━━━━━ Data lines
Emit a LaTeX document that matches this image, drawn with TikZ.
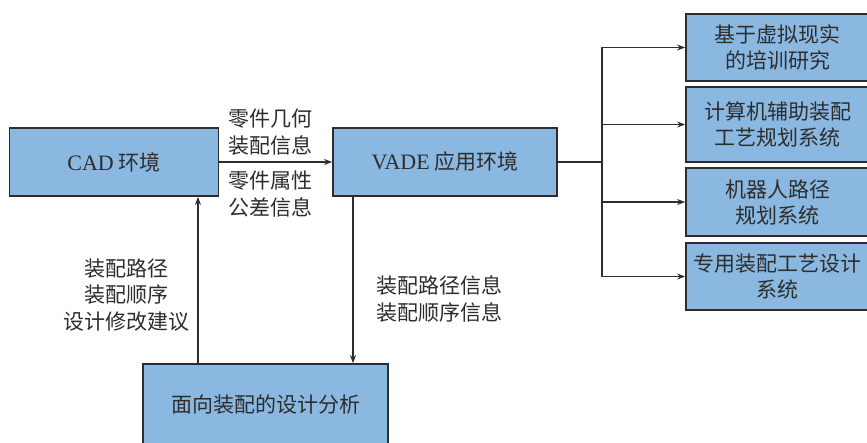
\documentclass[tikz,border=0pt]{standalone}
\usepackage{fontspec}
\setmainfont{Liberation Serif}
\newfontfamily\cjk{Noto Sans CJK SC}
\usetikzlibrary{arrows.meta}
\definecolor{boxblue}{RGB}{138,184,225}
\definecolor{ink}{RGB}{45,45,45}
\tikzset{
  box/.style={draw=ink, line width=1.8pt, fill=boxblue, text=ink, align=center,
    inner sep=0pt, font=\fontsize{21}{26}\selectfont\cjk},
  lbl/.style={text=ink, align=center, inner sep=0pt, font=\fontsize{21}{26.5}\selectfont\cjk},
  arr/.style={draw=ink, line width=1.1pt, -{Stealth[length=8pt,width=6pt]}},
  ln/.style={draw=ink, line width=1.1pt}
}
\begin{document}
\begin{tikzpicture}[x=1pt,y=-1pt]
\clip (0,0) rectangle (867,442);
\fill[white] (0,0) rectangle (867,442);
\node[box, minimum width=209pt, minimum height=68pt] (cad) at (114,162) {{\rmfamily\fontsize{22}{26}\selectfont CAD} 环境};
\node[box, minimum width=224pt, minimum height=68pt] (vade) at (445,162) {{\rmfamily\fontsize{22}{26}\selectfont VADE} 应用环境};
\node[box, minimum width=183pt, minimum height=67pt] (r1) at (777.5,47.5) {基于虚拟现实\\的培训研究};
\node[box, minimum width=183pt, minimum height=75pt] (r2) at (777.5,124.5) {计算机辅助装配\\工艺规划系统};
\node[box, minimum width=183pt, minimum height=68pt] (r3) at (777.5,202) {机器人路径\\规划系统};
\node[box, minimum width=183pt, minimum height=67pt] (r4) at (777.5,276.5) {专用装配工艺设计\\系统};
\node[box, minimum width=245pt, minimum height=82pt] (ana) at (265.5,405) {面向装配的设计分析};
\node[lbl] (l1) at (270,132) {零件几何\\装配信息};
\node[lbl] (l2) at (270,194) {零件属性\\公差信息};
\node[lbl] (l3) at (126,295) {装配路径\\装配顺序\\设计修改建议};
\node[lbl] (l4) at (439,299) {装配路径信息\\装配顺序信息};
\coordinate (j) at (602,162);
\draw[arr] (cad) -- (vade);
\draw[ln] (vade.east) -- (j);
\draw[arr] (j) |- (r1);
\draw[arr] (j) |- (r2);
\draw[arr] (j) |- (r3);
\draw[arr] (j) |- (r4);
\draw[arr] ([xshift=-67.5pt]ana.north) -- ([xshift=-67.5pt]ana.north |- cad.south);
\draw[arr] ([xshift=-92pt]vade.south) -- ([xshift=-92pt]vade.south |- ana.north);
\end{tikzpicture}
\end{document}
━━━━━━━━━━
• _Written exercise_
Reproduce the whole listing word for word, setting aside any pictures.

• _The completed task_
Emit a LaTeX document that matches this image, drawn with TikZ.
\documentclass[tikz,border=0pt]{standalone}
\usepackage{fontspec}
\setmainfont{Liberation Serif}
\newfontfamily\cjk{Noto Sans CJK SC}
\usetikzlibrary{arrows.meta}
\definecolor{boxblue}{RGB}{138,184,225}
\definecolor{ink}{RGB}{45,45,45}
\tikzset{
  box/.style={draw=ink, line width=1.8pt, fill=boxblue, text=ink, align=center,
    inner sep=0pt, font=\fontsize{21}{26}\selectfont\cjk},
  lbl/.style={text=ink, align=center, inner sep=0pt, font=\fontsize{21}{26.5}\selectfont\cjk},
  arr/.style={draw=ink, line width=1.1pt, -{Stealth[length=8pt,width=6pt]}},
  ln/.style={draw=ink, line width=1.1pt}
}
\begin{document}
\begin{tikzpicture}[x=1pt,y=-1pt]
\clip (0,0) rectangle (867,442);
\fill[white] (0,0) rectangle (867,442);
\node[box, minimum width=209pt, minimum height=68pt] (cad) at (114,162) {{\rmfamily\fontsize{22}{26}\selectfont CAD} 环境};
\node[box, minimum width=224pt, minimum height=68pt] (vade) at (445,162) {{\rmfamily\fontsize{22}{26}\selectfont VADE} 应用环境};
\node[box, minimum width=183pt, minimum height=67pt] (r1) at (777.5,47.5) {基于虚拟现实\\的培训研究};
\node[box, minimum width=183pt, minimum height=75pt] (r2) at (777.5,124.5) {计算机辅助装配\\工艺规划系统};
\node[box, minimum width=183pt, minimum height=68pt] (r3) at (777.5,202) {机器人路径\\规划系统};
\node[box, minimum width=183pt, minimum height=67pt] (r4) at (777.5,276.5) {专用装配工艺设计\\系统};
\node[box, minimum width=245pt, minimum height=82pt] (ana) at (265.5,405) {面向装配的设计分析};
\node[lbl] (l1) at (270,132) {零件几何\\装配信息};
\node[lbl] (l2) at (270,194) {零件属性\\公差信息};
\node[lbl] (l3) at (126,295) {装配路径\\装配顺序\\设计修改建议};
\node[lbl] (l4) at (439,299) {装配路径信息\\装配顺序信息};
\coordinate (j) at (602,162);
\draw[arr] (cad) -- (vade);
\draw[ln] (vade.east) -- (j);
\draw[arr] (j) |- (r1);
\draw[arr] (j) |- (r2);
\draw[arr] (j) |- (r3);
\draw[arr] (j) |- (r4);
\draw[arr] ([xshift=-67.5pt]ana.north) -- ([xshift=-67.5pt]ana.north |- cad.south);
\draw[arr] ([xshift=-92pt]vade.south) -- ([xshift=-92pt]vade.south |- ana.north);
\end{tikzpicture}
\end{document}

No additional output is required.